The VR senses system voltage and varies the field voltage to regulate the alternators output, so just because there is a direct wired connection from the alternator battery stud to the battery doesn't mean it's charging the battery at full output.
How much voltage the field wire (usually green) on the back of the alternator puts into the alternator determines the alternators output.
Normal charging output of the alternator is between 13.8 and 14.2 so you are well within the normal and on the right track to having a nice stable electrical system.

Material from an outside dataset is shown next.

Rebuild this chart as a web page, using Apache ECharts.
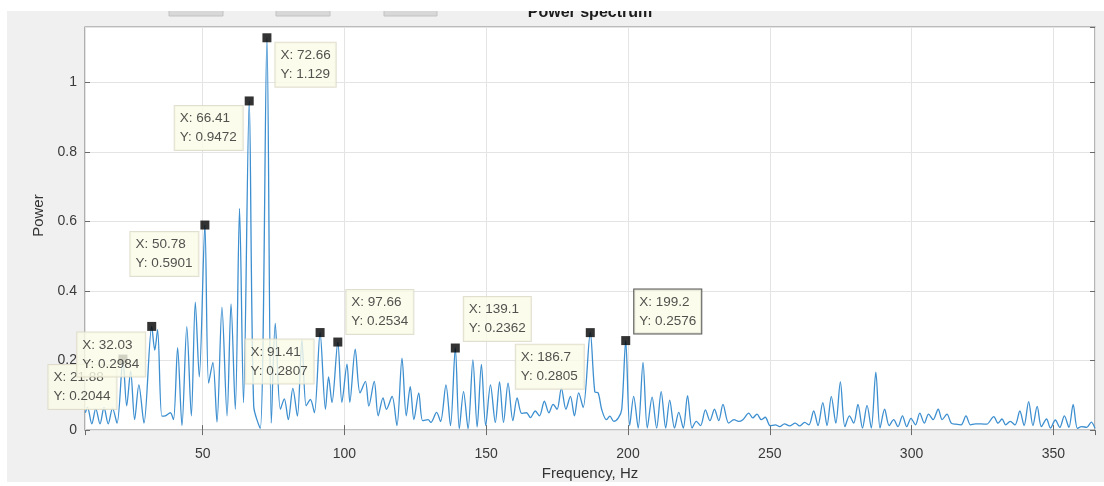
<!DOCTYPE html>
<html>
<head>
<meta charset="utf-8">
<title>Power spectrum</title>
<script src="https://cdn.jsdelivr.net/npm/echarts@6/dist/echarts.min.js"></script>
<style>
  html, body { margin: 0; padding: 0; background: #f0f0f0; }
  #chart { width: 1104px; height: 486px; }
</style>
</head>
<body>
<div id="chart"></div>
<script>
// Spectrum peaks and troughs: frequency (Hz) and power
const freqHz = [
  8.6, 9.4, 10.9, 12.3, 13.8, 15.2, 16.7, 18.2, 19.8, 21.88,
  23.2, 24.6, 26.0, 27.5, 29.3, 32.03, 33.1, 34.1, 35.6, 36.8,
  38.6, 39.7, 41.16, 42.7, 44.4, 46.0, 47.4, 48.8, 50.78, 52.1,
  53.6, 55.05, 56.8, 58.6, 60.0, 61.5, 63.0, 64.4, 66.41, 68.0,
  70.3, 72.66, 74.2, 75.6, 77.4, 78.8, 80.2, 81.8, 83.4, 85.0,
  86.5, 88.0, 89.4, 91.41, 93.3, 94.4, 95.6, 97.66, 99.1, 100.9,
  101.9, 103.8, 105.5, 107.4, 108.6, 110.5, 111.9, 113.6, 114.8, 116.8,
  118.5, 120.3, 121.8, 123.2, 124.5, 126.2, 127.6, 129.5, 130.5, 132.5,
  133.9, 135.8, 137.4, 139.1, 140.5, 142.0, 143.6, 145.3, 146.8, 148.3,
  149.8, 151.5, 153.2, 154.7, 156.1, 157.7, 159.4, 160.9, 162.5, 164.2,
  165.6, 167.3, 168.8, 170.5, 172.1, 173.6, 175.0, 176.5, 178.1, 179.7,
  181.1, 182.6, 184.2, 186.7, 188.3, 189.5, 190.7, 192.4, 193.6, 195.0,
  196.6, 197.8, 199.2, 200.6, 202.0, 203.6, 205.3, 206.8, 208.5, 210.1,
  211.7, 213.3, 214.7, 216.4, 217.9, 219.5, 221.0, 222.6, 224.1, 225.6,
  227.3, 228.9, 230.5, 232.0, 233.5, 235.5, 237.4, 239.0, 240.5, 242.6,
  244.0, 245.5, 247.0, 248.4, 250.2, 252.0, 253.5, 255.2, 257.0, 259.0,
  260.5, 262.3, 263.8, 265.5, 267.0, 268.7, 270.2, 271.7, 273.3, 274.9,
  276.5, 278.1, 279.6, 281.1, 282.7, 284.3, 285.8, 287.4, 288.9, 290.5,
  292.1, 293.7, 295.2, 296.8, 298.3, 299.8, 301.4, 302.9, 304.5, 306.0,
  307.6, 309.4, 310.8, 312.5, 314.0, 315.6, 317.5, 319.2, 320.8, 322.5,
  324.5, 326.5, 329.0, 330.5, 331.9, 333.2, 334.8, 336.5, 338.2, 339.7,
  341.3, 342.8, 344.3, 345.8, 347.6, 349.0, 350.7, 352.3, 353.9, 355.5,
  357.0, 358.5, 360.0, 361.8, 363.4, 364.7
];
const power = [
  0.05, 0.065, 0.018, 0.062, 0.018, 0.065, 0.018, 0.063, 0.02, 0.2044,
  0.07, 0.17, 0.03, 0.13, 0.02, 0.2984, 0.23, 0.289, 0.04, 0.041,
  0.05, 0.03, 0.237, 0.013, 0.298, 0.041, 0.368, 0.153, 0.5901, 0.135,
  0.195, 0.023, 0.354, 0.041, 0.363, 0.06, 0.638, 0.079, 0.9472, 0.069,
  0.005, 1.129, 0.02, 0.307, 0.06, 0.09, 0.03, 0.12, 0.04, 0.26,
  0.07, 0.088, 0.05, 0.2807, 0.06, 0.153, 0.079, 0.2534, 0.08, 0.19,
  0.08, 0.233, 0.107, 0.14, 0.069, 0.14, 0.041, 0.093, 0.06, 0.097,
  0.013, 0.207, 0.041, 0.125, 0.03, 0.107, 0.027, 0.03, 0.022, 0.051,
  0.025, 0.13, 0.013, 0.2362, 0.004, 0.111, 0.004, 0.202, 0.009, 0.189,
  0.013, 0.13, 0.022, 0.139, 0.022, 0.135, 0.027, 0.093, 0.048, 0.05,
  0.036, 0.055, 0.041, 0.083, 0.05, 0.074, 0.06, 0.121, 0.06, 0.097,
  0.041, 0.107, 0.065, 0.2805, 0.11, 0.107, 0.06, 0.03, 0.04, 0.025,
  0.035, 0.06, 0.2576, 0.013, 0.097, 0.006, 0.195, 0.006, 0.095, 0.006,
  0.111, 0.006, 0.086, 0.006, 0.051, 0.006, 0.099, 0.006, 0.025, 0.013,
  0.058, 0.027, 0.06, 0.027, 0.074, 0.02, 0.03, 0.025, 0.03, 0.049,
  0.035, 0.046, 0.03, 0.037, 0.012, 0.015, 0.01, 0.018, 0.012, 0.02,
  0.012, 0.022, 0.015, 0.055, 0.013, 0.079, 0.013, 0.097, 0.02, 0.139,
  0.01, 0.041, 0.02, 0.074, 0.006, 0.071, 0.006, 0.167, 0.006, 0.06,
  0.013, 0.03, 0.01, 0.041, 0.01, 0.034, 0.015, 0.049, 0.02, 0.046,
  0.03, 0.06, 0.03, 0.046, 0.02, 0.017, 0.015, 0.041, 0.015, 0.018,
  0.018, 0.017, 0.039, 0.02, 0.032, 0.015, 0.025, 0.015, 0.055, 0.013,
  0.082, 0.013, 0.068, 0.01, 0.032, 0.006, 0.029, 0.008, 0.041, 0.008,
  0.074, 0.005, 0.01, 0.008, 0.023, 0.005
];

// Marked peaks (data tips)
const tipFreq  = [21.88, 32.03, 50.78, 66.41, 72.66, 91.41, 97.66, 139.1, 186.7, 199.2];
const tipPower = [0.2044, 0.2984, 0.5901, 0.9472, 1.129, 0.2807, 0.2534, 0.2362, 0.2805, 0.2576];

// Where each tip box sits relative to its marker: side and vertical gap
const tipPlacement = [
  ['left', 6], ['left', 6], ['left', 7], ['left', 5], ['right', 5],
  ['left', 7], ['above', 8], ['above', 7], ['left', 12], ['above', 7]
];
const selectedTip = 9;

const FONT = '"Liberation Sans", Arial, Helvetica, sans-serif';
const X_MIN = 8.5, X_MAX = 364.7, Y_MAX = 1.16;
const MARK = 9;
const TIP_TEXT_W = 58, TIP_PAD_X = 5;

function tipLabel(i) {
  const [side, gap] = tipPlacement[i];
  const h = MARK / 2;
  if (side === 'left') {
    // fixed-width box placed to the left of the marker, text stays left-aligned
    return {
      width: TIP_TEXT_W,
      position: [-2 - TIP_TEXT_W - 2 * TIP_PAD_X, h + gap],
      align: 'left', verticalAlign: 'top'
    };
  }
  if (side === 'right') {
    return { position: [MARK + 4, h + gap], align: 'left', verticalAlign: 'top' };
  }
  return { position: [MARK + 4, h - gap], align: 'left', verticalAlign: 'bottom' };
}

const spectrum = freqHz.map((f, i) => [f, power[i]]);
const tips = tipFreq.map((f, i) => {
  const lab = tipLabel(i);
  if (i === selectedTip) {
    lab.borderColor = '#2b2b2b';
  }
  return { value: [f, tipPower[i]], label: lab };
});

const chart = echarts.init(document.getElementById('chart'), null, { renderer: 'canvas' });

const axisColor = '#6a6a6a';
const labelColor = '#3a3a3a';

chart.setOption({
  backgroundColor: '#f0f0f0',
  animation: false,
  textStyle: { fontFamily: FONT },
  grid: {
    left: 85, right: 9, top: 27, bottom: 44.5,
    show: true, backgroundColor: '#ffffff',
    borderColor: '#858585', borderWidth: 1.2
  },
  xAxis: [{
    type: 'value', min: X_MIN, max: X_MAX, splitNumber: 7, position: 'bottom',
    axisLine: { show: false },
    axisTick: { inside: true, length: 5, lineStyle: { color: axisColor } },
    axisLabel: {
      margin: 17, fontSize: 14, color: labelColor, fontFamily: FONT,
      showMinLabel: false, showMaxLabel: false
    },
    splitLine: { show: true, lineStyle: { color: '#e4e4e4', width: 1 } },
    name: 'Frequency, Hz', nameLocation: 'middle', nameGap: 28,
    nameTextStyle: { fontSize: 15, color: '#333333', fontFamily: FONT }
  }, {
    type: 'value', min: X_MIN, max: X_MAX, splitNumber: 7, position: 'top',
    axisLine: { show: false },
    axisTick: { inside: true, length: 5, lineStyle: { color: axisColor } },
    axisLabel: { show: false },
    splitLine: { show: false }
  }],
  yAxis: [{
    type: 'value', min: 0, max: Y_MAX, interval: 0.2, position: 'left',
    axisLine: { show: false },
    axisTick: { inside: true, length: 5, lineStyle: { color: axisColor } },
    axisLabel: {
      margin: 8, fontSize: 14, color: labelColor, fontFamily: FONT,
      showMaxLabel: false
    },
    splitLine: { show: true, lineStyle: { color: '#e4e4e4', width: 1 } },
    name: 'Power', nameLocation: 'middle', nameGap: 32,
    nameTextStyle: { fontSize: 15, color: '#333333', fontFamily: FONT, padding: [0, 0, 0, 26] }
  }, {
    type: 'value', min: 0, max: Y_MAX, interval: 0.2, position: 'right',
    axisLine: { show: false },
    axisTick: { inside: true, length: 5, lineStyle: { color: axisColor } },
    axisLabel: { show: false },
    splitLine: { show: false }
  }],
  series: [{
    type: 'line',
    data: spectrum,
    showSymbol: false,
    smooth: 0.3,
    clip: true,
    lineStyle: { color: '#3d8fd0', width: 1.3 },
    z: 2
  }, {
    type: 'scatter',
    data: tips,
    symbol: 'rect',
    symbolSize: MARK,
    itemStyle: { color: '#000000' },
    z: 3,
    label: {
      show: true,
      formatter: p => 'X: ' + p.value[0] + '\nY: ' + p.value[1],
      fontFamily: FONT,
      fontSize: 13.5,
      lineHeight: 19,
      color: '#262626',
      backgroundColor: '#fbfbe9',
      borderColor: '#d9d7c3',
      borderWidth: 1,
      padding: [3, TIP_PAD_X, 3, TIP_PAD_X]
    }
  }],
  graphic: [
    { type: 'rect', z: 50, shape: { x: 169, y: 7, width: 54, height: 9 },
      style: { fill: '#d8d8d8', stroke: '#c2c2c2', lineWidth: 1 } },
    { type: 'rect', z: 50, shape: { x: 276, y: 7, width: 54, height: 9 },
      style: { fill: '#d8d8d8', stroke: '#c2c2c2', lineWidth: 1 } },
    { type: 'rect', z: 50, shape: { x: 384, y: 7, width: 53, height: 9 },
      style: { fill: '#d8d8d8', stroke: '#c2c2c2', lineWidth: 1 } },
    { type: 'text', z: 50, x: 590, y: 13,
      style: { text: 'Power spectrum', font: 'bold 16px ' + FONT, fill: '#1c1c1c',
               textAlign: 'center', textVerticalAlign: 'middle' } },
    { type: 'rect', z: 100, shape: { x: 0, y: 0, width: 1104, height: 11 },
      style: { fill: '#ffffff' } },
    { type: 'rect', z: 100, shape: { x: 0, y: 0, width: 7, height: 486 },
      style: { fill: '#ffffff' } },
    { type: 'rect', z: 100, shape: { x: 0, y: 482, width: 1104, height: 4 },
      style: { fill: '#ffffff' } }
  ]
});
</script>
</body>
</html>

Try running all lighting for the dash, interior and outside lighting besides headlights with LED and watch your electrical systems response.:D
I run with at least my parking lights on to give the charging system something to do besides keep up with the load of an old electrical system with under gauged wiring and the voltage losses from it AND charge the battery.
In return I get headlights that don't dim when idling at a stop light, as well as wipers and blinkers slowing, heater blower and other electricals have all the power they need to always work the same no matter rpm's.

Just saw your last reply.:D
Yes, a relay helps a lot on the sense wire.
 
"The VR senses system voltage and varies the field voltage to regulate the alternators output, so just because there is a direct wired connection from the alternator battery stud to the battery doesn't mean it's charging the battery at full output."
OK -that helps big time as I did not know that whatsoever and that is main issue I was stuck on. So should I try other mod with regulator wire to the the starter relay stud? Just need to know what type relay to go after. thnks again all for patience with my questions. .
 
That does clear up a few things for me thanks but that does not seem to explain how the VR can reduce charging current to battery when it needs to to prevent overcharging if there is a constant direct charging current to the battery from the alternator via the the starter relay connection.

An easy way to tell how it would work is to run a wire direct from the battery+ to the blue on the regulator with the car running.
That would temporarily make that direct connection to the battery+ for the sense wire and show you what difference doing it with a relay would make before you go to all the trouble of doing it to find it made very little difference.

On my car it helped a lot, but it doesn't always.
 
not a lot of trouble really - I'm damn good with wires, just don't know where to put'em..!

what sort of amps for relay?
 
not a lot of trouble really - I'm damn good with wires, just don't know where to put'em..!

what sort of amps for relay?

It only needs to be making the contact so amps don't really matter that much.
I sometimes use relays out of cars or trucks in the wrecking yard for low draw things like this, but they are even overkill for something like the sense wire.
The under hood fuse panels on newer cars and trucks are loaded with them, and most made in Canada instead of China.
To buy one, 5 or less amps duty is plenty, but it could be a 30amp and it won't matter.